● What you need to do
All of the data should be repeated exactly; pictures are not part of the copy.

● Stored data
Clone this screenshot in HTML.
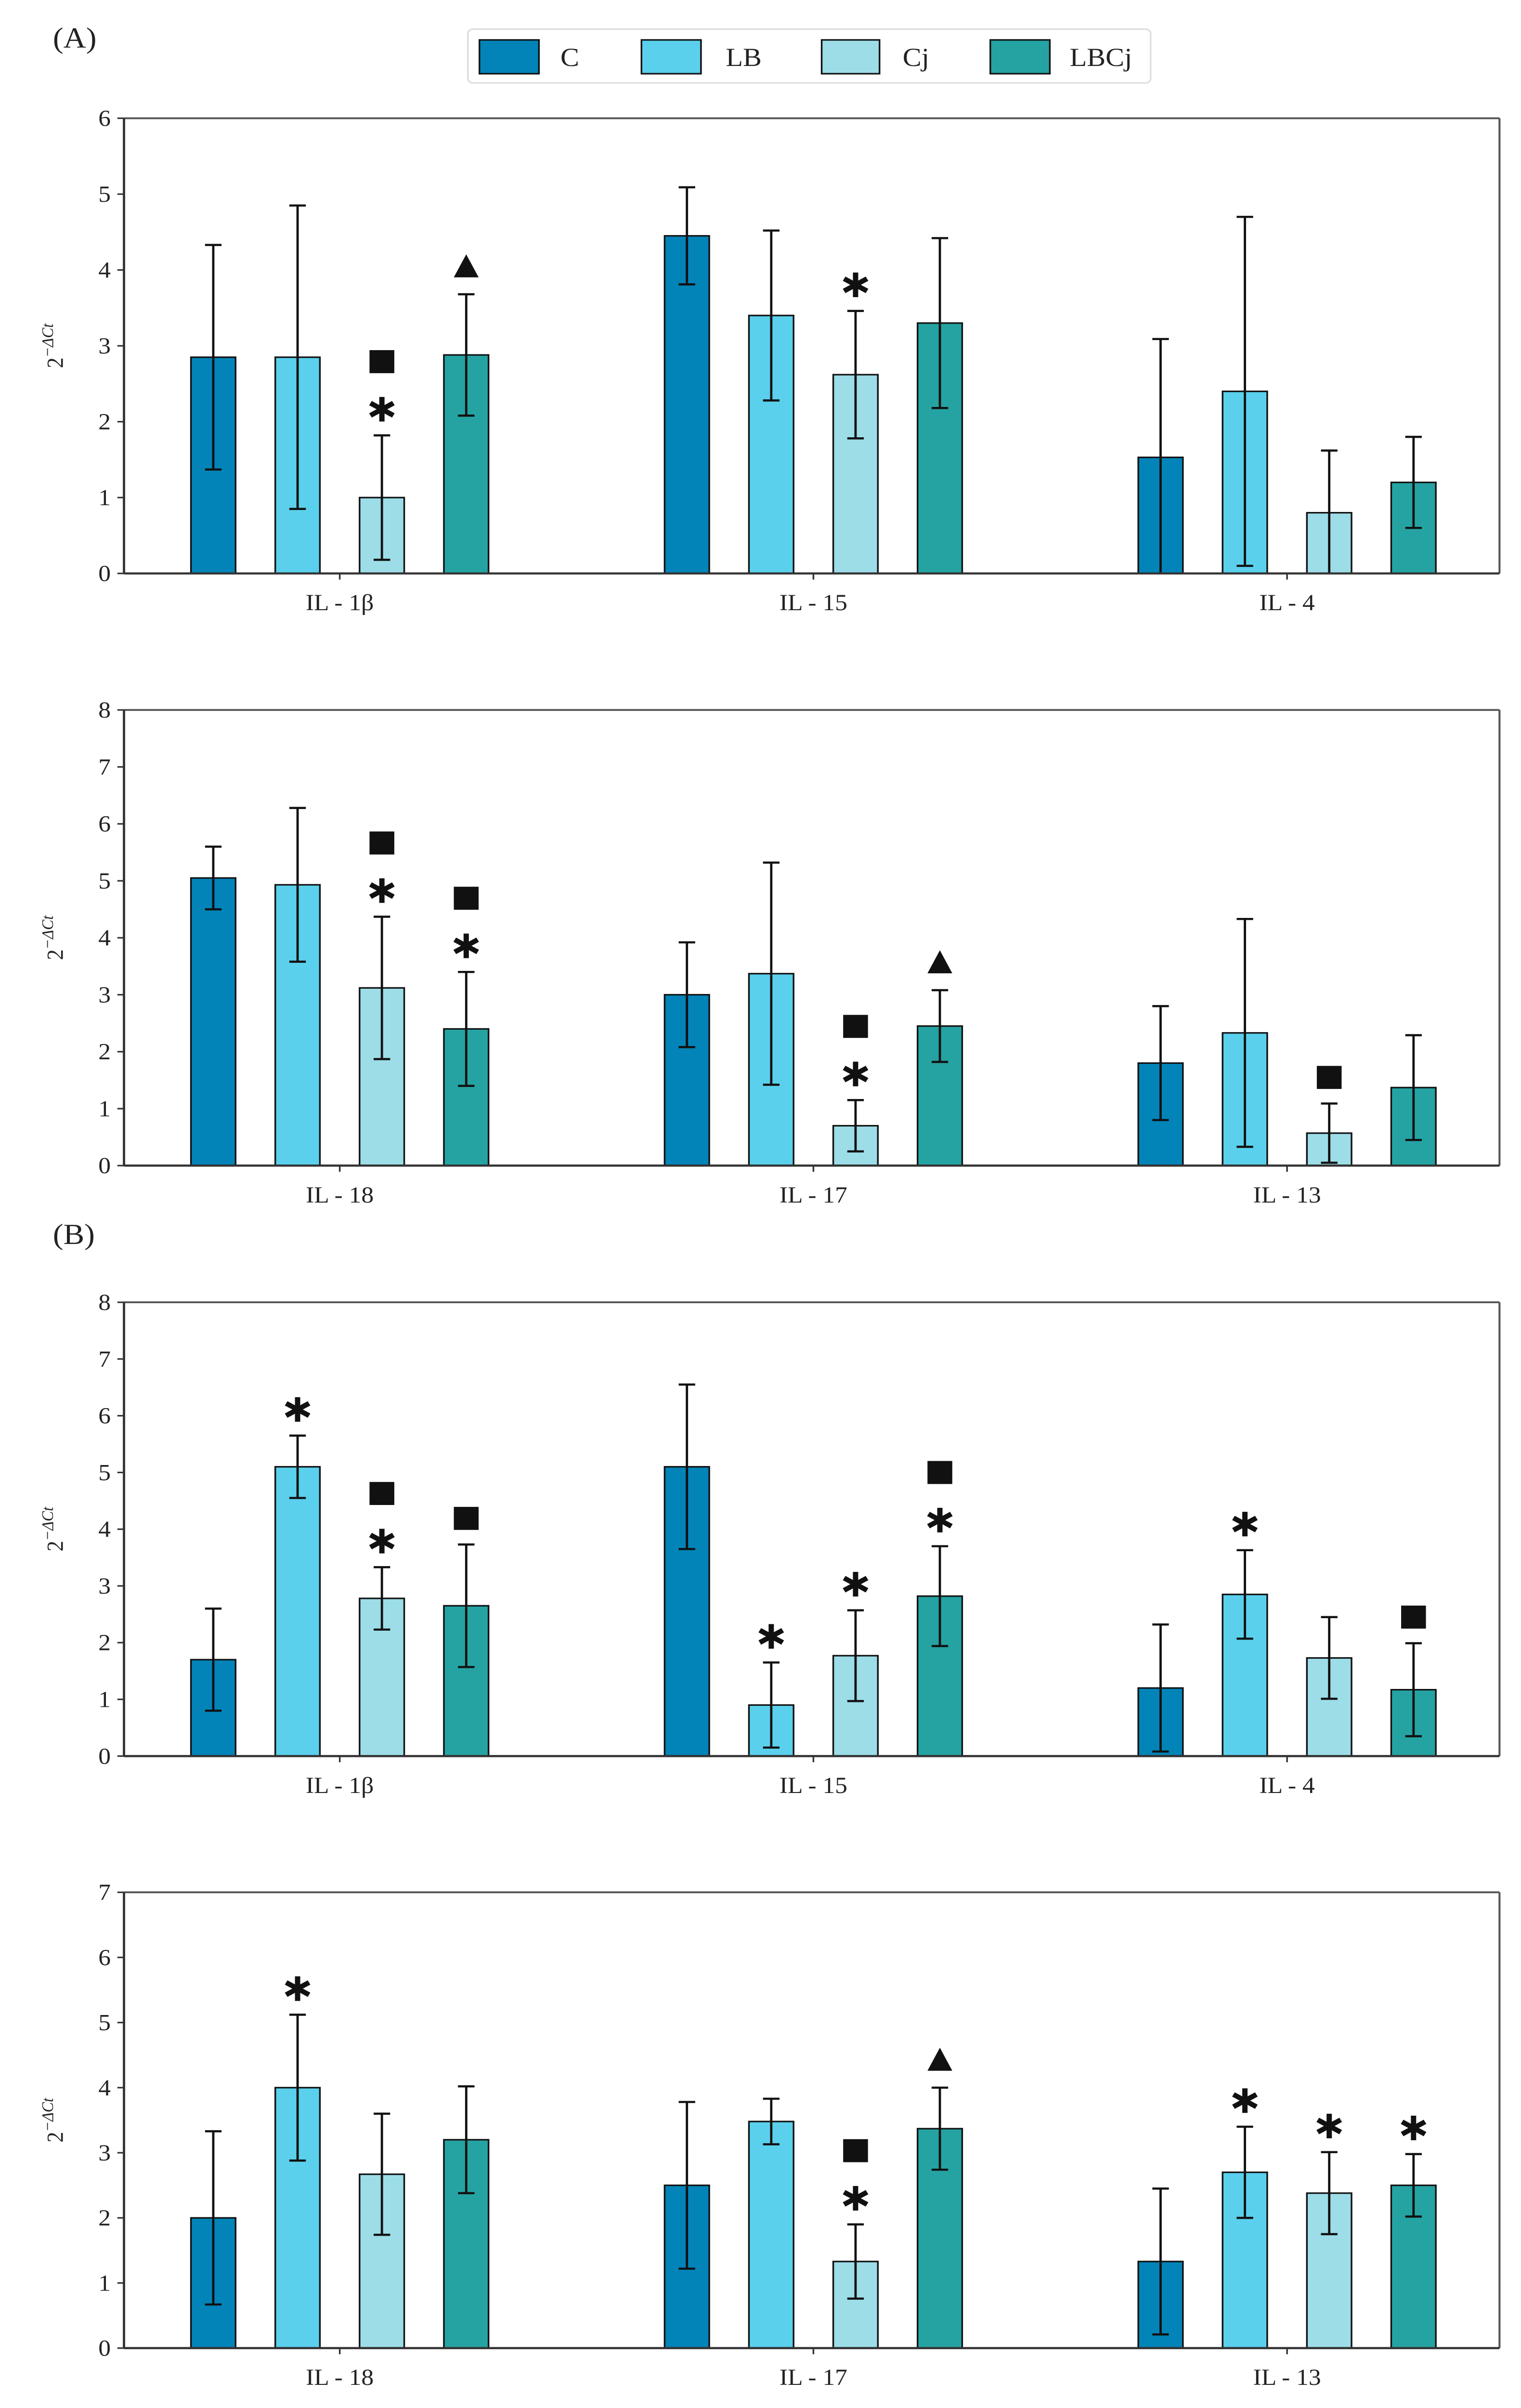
<!DOCTYPE html>
<html><head><meta charset="utf-8"><style>
html,body{margin:0;padding:0;background:#fff;width:100%;height:100%;overflow:hidden;}
#root{display:block;position:fixed;left:0;top:0;width:100vw;height:100vh;}
text{font-family:"Liberation Serif",serif;fill:#222;}
</style></head><body>
<svg id="root" viewBox="0 0 920 1568" preserveAspectRatio="none" xmlns="http://www.w3.org/2000/svg">
<g id="fig">
<text x="32" y="31" font-size="19">(A)</text>
<text x="32" y="810" font-size="19">(B)</text>
<g>
<rect x="283" y="19" width="413" height="35" rx="3" fill="#fff" stroke="#ddd" stroke-width="1"/>
<g><rect x="290" y="26" width="36" height="22" fill="#0284B8" stroke="#111" stroke-width="1"/><text x="339" y="43" font-size="17">C</text></g>
<g><rect x="388" y="26" width="36" height="22" fill="#5AD0EC" stroke="#111" stroke-width="1"/><text x="439" y="43" font-size="17">LB</text></g>
<g><rect x="497" y="26" width="35" height="22" fill="#9CDDE8" stroke="#111" stroke-width="1"/><text x="546" y="43" font-size="17">Cj</text></g>
<g><rect x="599" y="26" width="36" height="22" fill="#25A3A3" stroke="#111" stroke-width="1"/><text x="647" y="43" font-size="17">LBCj</text></g>
</g>
</g>
</svg>
<script>
const seriesNames=["C","LB","Cj","LBCj"];
const colors=["#0284B8","#5AD0EC","#9CDDE8","#25A3A3"];
const p1Cats=["IL - 1β","IL - 15","IL - 4"];
const p1Vals=[[2.85,2.85,1.0,2.88],[4.45,3.4,2.62,3.3],[1.53,2.4,0.8,1.2]];
const p1Errs=[[1.48,2.0,0.82,0.8],[0.64,1.12,0.84,1.12],[1.56,2.3,0.82,0.6]];
const p1Marks=[[[],[],["*","s"],["t"]],[[],[],["*"],[]],[[],[],[],[]]];
const p2Cats=["IL - 18","IL - 17","IL - 13"];
const p2Vals=[[5.05,4.93,3.12,2.4],[3.0,3.37,0.7,2.45],[1.8,2.33,0.57,1.37]];
const p2Errs=[[0.55,1.35,1.25,1.0],[0.92,1.95,0.45,0.63],[1.0,2.0,0.52,0.92]];
const p2Marks=[[[],[],["*","s"],["*","s"]],[[],[],["*","s"],["t"]],[[],[],["s"],[]]];
const p3Cats=["IL - 1β","IL - 15","IL - 4"];
const p3Vals=[[1.7,5.1,2.78,2.65],[5.1,0.9,1.77,2.82],[1.2,2.85,1.73,1.17]];
const p3Errs=[[0.9,0.55,0.55,1.08],[1.45,0.75,0.8,0.88],[1.12,0.78,0.72,0.82]];
const p3Marks=[[[],["*"],["*","s"],["s"]],[[],["*"],["*"],["*","s"]],[[],["*"],[],["s"]]];
const p4Cats=["IL - 18","IL - 17","IL - 13"];
const p4Vals=[[2.0,4.0,2.67,3.2],[2.5,3.48,1.33,3.37],[1.33,2.7,2.38,2.5]];
const p4Errs=[[1.33,1.12,0.93,0.82],[1.28,0.35,0.57,0.63],[1.12,0.7,0.63,0.48]];
const p4Marks=[[[],["*"],[],[]],[[],[],["*","s"],["t"]],[[],["*"],["*"],["*"]]];
const p1Ticks=[0,1,2,3,4,5,6],p2Ticks=[0,1,2,3,4,5,6,7,8],p3Ticks=[0,1,2,3,4,5,6,7,8],p4Ticks=[0,1,2,3,4,5,6,7];

const NS="http://www.w3.org/2000/svg";
const svg=document.getElementById('fig');
function mk(tag,attrs,parent){const e=document.createElementNS(NS,tag);for(const k in attrs)e.setAttribute(k,attrs[k]);parent.appendChild(e);return e;}
const L=75,R=907;
function panel(id,top,bottom,ymax,cats,vals,errs,marks,ticks){
  const g=mk('g',{},svg);
  
  
  const y=v=>bottom-(v/ymax)*(bottom-top);
  const xc=i=>205.5+286.5*i;
  const offs=[-76.5,-25.5,25.5,76.5];const bw=27;
  const fr=mk('g',{},g);
  
  
  mk('line',{x1:L,y1:top,x2:R,y2:top,stroke:'#555','stroke-width':1.2},fr);
  mk('line',{x1:R,y1:top,x2:R,y2:bottom,stroke:'#555','stroke-width':1.2},fr);
  const yt=mk('g',{},g);
  
  
  ticks.forEach(t=>{
    mk('line',{x1:L-4,y1:y(t),x2:L,y2:y(t),stroke:'#333','stroke-width':1},yt);
    const tx=mk('text',{x:L-8,y:y(t)+5,'font-size':15,'text-anchor':'end'},yt);
    tx.textContent=t;
    
    
  });
  const cy=(top+bottom)/2;
  const yl=mk('text',{x:0,y:0,'font-size':14,'text-anchor':'middle',transform:`translate(38,${cy}) rotate(-90)`},g);
  
  
  yl.innerHTML='2<tspan dy="-6" font-size="10" font-style="italic">−ΔCt</tspan>';
  cats.forEach((c,i)=>{
    vals[i].forEach((v,s)=>{
      const x=xc(i)+offs[s];
      const r=mk('rect',{x:x-bw/2,y:y(v),width:bw,height:bottom-y(v),fill:colors[s],stroke:'#111','stroke-width':1},g);
      
      
      const e=errs[i][s];const lo=Math.max(0,v-e),hi=v+e;
      const eg=mk('g',{stroke:'#111','stroke-width':1.4},g);
      
      
      mk('line',{x1:x,y1:y(lo),x2:x,y2:y(hi)},eg);
      mk('line',{x1:x-5,y1:y(hi),x2:x+5,y2:y(hi)},eg);
      if(v-e>0)mk('line',{x1:x-5,y1:y(lo),x2:x+5,y2:y(lo)},eg);
      let my=y(hi)-17;
      marks[i][s].forEach((m,k)=>{
        if(k>0)my-=31;
        const mg=mk('g',{},g);
        
        
        if(m==='*'){
          for(let a=0;a<3;a++){const ang=a*Math.PI/3+Math.PI/2;const dx=8*Math.cos(ang),dy=8*Math.sin(ang);
            mk('line',{x1:x-dx,y1:my-dy,x2:x+dx,y2:my+dy,stroke:'#111','stroke-width':3.2},mg);}
        }else if(m==='s'){
          mk('rect',{x:x-7.5,y:my-7.5,width:15,height:15,fill:'#111'},mg);
        }else{
          mk('polygon',{points:`${x},${my-9} ${x-7.5},${my+6} ${x+7.5},${my+6}`,fill:'#111'},mg);
        }
      });
    });
    mk('line',{x1:xc(i),y1:bottom,x2:xc(i),y2:bottom+4,stroke:'#333','stroke-width':1},g);
    const lt=mk('text',{x:xc(i),y:bottom+24,'font-size':15,'text-anchor':'middle'},g);
    lt.textContent=c;
    
    
  });
  mk('line',{x1:L,y1:top,x2:L,y2:bottom,stroke:'#333','stroke-width':1.4},g);
  mk('line',{x1:L,y1:bottom,x2:R,y2:bottom,stroke:'#333','stroke-width':1.4},g);
}
panel('chart-a-top',77,373.4,6,p1Cats,p1Vals,p1Errs,p1Marks,p1Ticks);
panel('chart-a-bottom',462.3,759,8,p2Cats,p2Vals,p2Errs,p2Marks,p2Ticks);
panel('chart-b-top',848,1143.5,8,p3Cats,p3Vals,p3Errs,p3Marks,p3Ticks);
panel('chart-b-bottom',1232.2,1529,7,p4Cats,p4Vals,p4Errs,p4Marks,p4Ticks);
</script>
</body></html>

● Answer below
Clone this screenshot in HTML.
<!DOCTYPE html>
<html><head><meta charset="utf-8"><style>
html,body{margin:0;padding:0;background:#fff;width:100%;height:100%;overflow:hidden;}
#root{display:block;position:fixed;left:0;top:0;width:100vw;height:100vh;}
text{font-family:"Liberation Serif",serif;fill:#222;}
</style></head><body>
<svg id="root" viewBox="0 0 920 1568" preserveAspectRatio="none" xmlns="http://www.w3.org/2000/svg">
<g id="fig">
<text x="32" y="31" font-size="19">(A)</text>
<text x="32" y="810" font-size="19">(B)</text>
<g>
<rect x="283" y="19" width="413" height="35" rx="3" fill="#fff" stroke="#ddd" stroke-width="1"/>
<g><rect x="290" y="26" width="36" height="22" fill="#0284B8" stroke="#111" stroke-width="1"/><text x="339" y="43" font-size="17">C</text></g>
<g><rect x="388" y="26" width="36" height="22" fill="#5AD0EC" stroke="#111" stroke-width="1"/><text x="439" y="43" font-size="17">LB</text></g>
<g><rect x="497" y="26" width="35" height="22" fill="#9CDDE8" stroke="#111" stroke-width="1"/><text x="546" y="43" font-size="17">Cj</text></g>
<g><rect x="599" y="26" width="36" height="22" fill="#25A3A3" stroke="#111" stroke-width="1"/><text x="647" y="43" font-size="17">LBCj</text></g>
</g>
</g>
</svg>
<script>
const seriesNames=["C","LB","Cj","LBCj"];
const colors=["#0284B8","#5AD0EC","#9CDDE8","#25A3A3"];
const p1Cats=["IL - 1β","IL - 15","IL - 4"];
const p1Vals=[[2.85,2.85,1.0,2.88],[4.45,3.4,2.62,3.3],[1.53,2.4,0.8,1.2]];
const p1Errs=[[1.48,2.0,0.82,0.8],[0.64,1.12,0.84,1.12],[1.56,2.3,0.82,0.6]];
const p1Marks=[[[],[],["*","s"],["t"]],[[],[],["*"],[]],[[],[],[],[]]];
const p2Cats=["IL - 18","IL - 17","IL - 13"];
const p2Vals=[[5.05,4.93,3.12,2.4],[3.0,3.37,0.7,2.45],[1.8,2.33,0.57,1.37]];
const p2Errs=[[0.55,1.35,1.25,1.0],[0.92,1.95,0.45,0.63],[1.0,2.0,0.52,0.92]];
const p2Marks=[[[],[],["*","s"],["*","s"]],[[],[],["*","s"],["t"]],[[],[],["s"],[]]];
const p3Cats=["IL - 1β","IL - 15","IL - 4"];
const p3Vals=[[1.7,5.1,2.78,2.65],[5.1,0.9,1.77,2.82],[1.2,2.85,1.73,1.17]];
const p3Errs=[[0.9,0.55,0.55,1.08],[1.45,0.75,0.8,0.88],[1.12,0.78,0.72,0.82]];
const p3Marks=[[[],["*"],["*","s"],["s"]],[[],["*"],["*"],["*","s"]],[[],["*"],[],["s"]]];
const p4Cats=["IL - 18","IL - 17","IL - 13"];
const p4Vals=[[2.0,4.0,2.67,3.2],[2.5,3.48,1.33,3.37],[1.33,2.7,2.38,2.5]];
const p4Errs=[[1.33,1.12,0.93,0.82],[1.28,0.35,0.57,0.63],[1.12,0.7,0.63,0.48]];
const p4Marks=[[[],["*"],[],[]],[[],[],["*","s"],["t"]],[[],["*"],["*"],["*"]]];
const p1Ticks=[0,1,2,3,4,5,6],p2Ticks=[0,1,2,3,4,5,6,7,8],p3Ticks=[0,1,2,3,4,5,6,7,8],p4Ticks=[0,1,2,3,4,5,6,7];

const NS="http://www.w3.org/2000/svg";
const svg=document.getElementById('fig');
function mk(tag,attrs,parent){const e=document.createElementNS(NS,tag);for(const k in attrs)e.setAttribute(k,attrs[k]);parent.appendChild(e);return e;}
const L=75,R=907;
function panel(id,top,bottom,ymax,cats,vals,errs,marks,ticks){
  const g=mk('g',{},svg);
  
  
  const y=v=>bottom-(v/ymax)*(bottom-top);
  const xc=i=>205.5+286.5*i;
  const offs=[-76.5,-25.5,25.5,76.5];const bw=27;
  const fr=mk('g',{},g);
  
  
  mk('line',{x1:L,y1:top,x2:R,y2:top,stroke:'#555','stroke-width':1.2},fr);
  mk('line',{x1:R,y1:top,x2:R,y2:bottom,stroke:'#555','stroke-width':1.2},fr);
  const yt=mk('g',{},g);
  
  
  ticks.forEach(t=>{
    mk('line',{x1:L-4,y1:y(t),x2:L,y2:y(t),stroke:'#333','stroke-width':1},yt);
    const tx=mk('text',{x:L-8,y:y(t)+5,'font-size':15,'text-anchor':'end'},yt);
    tx.textContent=t;
    
    
  });
  const cy=(top+bottom)/2;
  const yl=mk('text',{x:0,y:0,'font-size':14,'text-anchor':'middle',transform:`translate(38,${cy}) rotate(-90)`},g);
  
  
  yl.innerHTML='2<tspan dy="-6" font-size="10" font-style="italic">−ΔCt</tspan>';
  cats.forEach((c,i)=>{
    vals[i].forEach((v,s)=>{
      const x=xc(i)+offs[s];
      const r=mk('rect',{x:x-bw/2,y:y(v),width:bw,height:bottom-y(v),fill:colors[s],stroke:'#111','stroke-width':1},g);
      
      
      const e=errs[i][s];const lo=Math.max(0,v-e),hi=v+e;
      const eg=mk('g',{stroke:'#111','stroke-width':1.4},g);
      
      
      mk('line',{x1:x,y1:y(lo),x2:x,y2:y(hi)},eg);
      mk('line',{x1:x-5,y1:y(hi),x2:x+5,y2:y(hi)},eg);
      if(v-e>0)mk('line',{x1:x-5,y1:y(lo),x2:x+5,y2:y(lo)},eg);
      let my=y(hi)-17;
      marks[i][s].forEach((m,k)=>{
        if(k>0)my-=31;
        const mg=mk('g',{},g);
        
        
        if(m==='*'){
          for(let a=0;a<3;a++){const ang=a*Math.PI/3+Math.PI/2;const dx=8*Math.cos(ang),dy=8*Math.sin(ang);
            mk('line',{x1:x-dx,y1:my-dy,x2:x+dx,y2:my+dy,stroke:'#111','stroke-width':3.2},mg);}
        }else if(m==='s'){
          mk('rect',{x:x-7.5,y:my-7.5,width:15,height:15,fill:'#111'},mg);
        }else{
          mk('polygon',{points:`${x},${my-9} ${x-7.5},${my+6} ${x+7.5},${my+6}`,fill:'#111'},mg);
        }
      });
    });
    mk('line',{x1:xc(i),y1:bottom,x2:xc(i),y2:bottom+4,stroke:'#333','stroke-width':1},g);
    const lt=mk('text',{x:xc(i),y:bottom+24,'font-size':15,'text-anchor':'middle'},g);
    lt.textContent=c;
    
    
  });
  mk('line',{x1:L,y1:top,x2:L,y2:bottom,stroke:'#333','stroke-width':1.4},g);
  mk('line',{x1:L,y1:bottom,x2:R,y2:bottom,stroke:'#333','stroke-width':1.4},g);
}
panel('chart-a-top',77,373.4,6,p1Cats,p1Vals,p1Errs,p1Marks,p1Ticks);
panel('chart-a-bottom',462.3,759,8,p2Cats,p2Vals,p2Errs,p2Marks,p2Ticks);
panel('chart-b-top',848,1143.5,8,p3Cats,p3Vals,p3Errs,p3Marks,p3Ticks);
panel('chart-b-bottom',1232.2,1529,7,p4Cats,p4Vals,p4Errs,p4Marks,p4Ticks);
</script>
</body></html>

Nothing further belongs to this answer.